SYDNEY: The Australian and New Zealand dollars on Monday gave up some recent gains from China easing its zero COVID policy, drifting lower as a top US central banker warned investors against getting carried away over one inflation report.
The Aussie slid 0.4% to $0.6678, having surged 1.3% on Friday as China eased some of its COVID rules and shortened its quarantine period.
The Antipodean was up a whopping 3.6% last week, its biggest gain since mid-2020, with resistance now sitting around $0.6750.
The kiwi also skidded 0.4% to $0.6094, after climbing 1.5% in the previous session to its strongest level since mid-September.

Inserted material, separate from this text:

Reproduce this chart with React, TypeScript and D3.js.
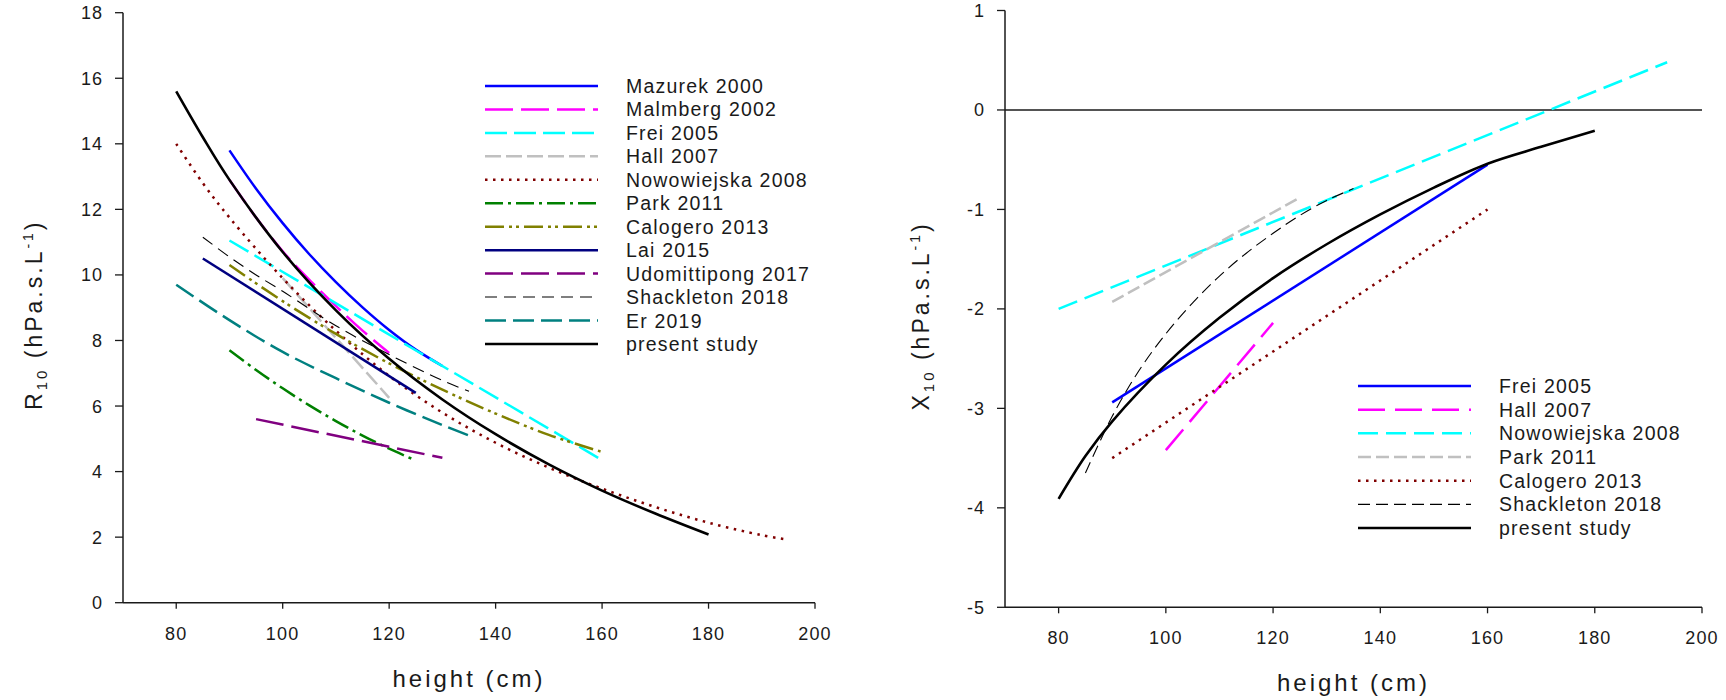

Resistance now lies around $0.6150.
A modest miss on US inflation on Thursday sent two-year Treasury yields 33 basis points lower for the week and the dollar down almost 4%, its fourth biggest weekly decline since the era of free-floating exchange rates began more than 50 years ago.
On Monday, Federal Reserve Governor Christopher Waller warned that the markets were well ahead of themselves on just one inflation report, adding that it would take a string of soft reports for the bank to take its foot off the brakes.
However, he did concede the Fed could now start thinking about hiking interest rates more slowly.
The US dollar firmed 0.2% against a basket of currencies on the hawkish comments from Waller.
Futures are wagering heavily on a half-point rate rise to 4.25-4.5% in December and then a couple of quarter-point moves to a peak in the 4.75-5.0% range.
George Tharenou, UBS chief economist for Australia, expects the Aussie dollar, which was hammered by the dovish shift by the Reserve Bank of Australia, in contrast with central banks elsewhere, to continue trending upwards to the high 60s or even 70 cents against the US dollar.
“UBS has called the bottom for the Aussie dollar …. I think with a positive risk environment, equities bouncing off their lows and Fed’s pivot, the Aussie dollar’s direction is looking up, with the key concern still being China.”
Tharenou still expects the RBA to raise its cash rate by 25 basis points to 3.1% at its December policy meeting.
Markets were even pricing in a slightly greater risk than before - with a probability now of 43% - that the RBA might hold steady at 2.85% in December.
Yields on Australian three-year bonds jumped 9 basis points to 3.263%, tracking moves in their US counterparts on comments from Waller.
They fell to the lowest since mid-August on Friday.
Yields on ten-year bonds rose by 10 basis points on Monday to 3.753%.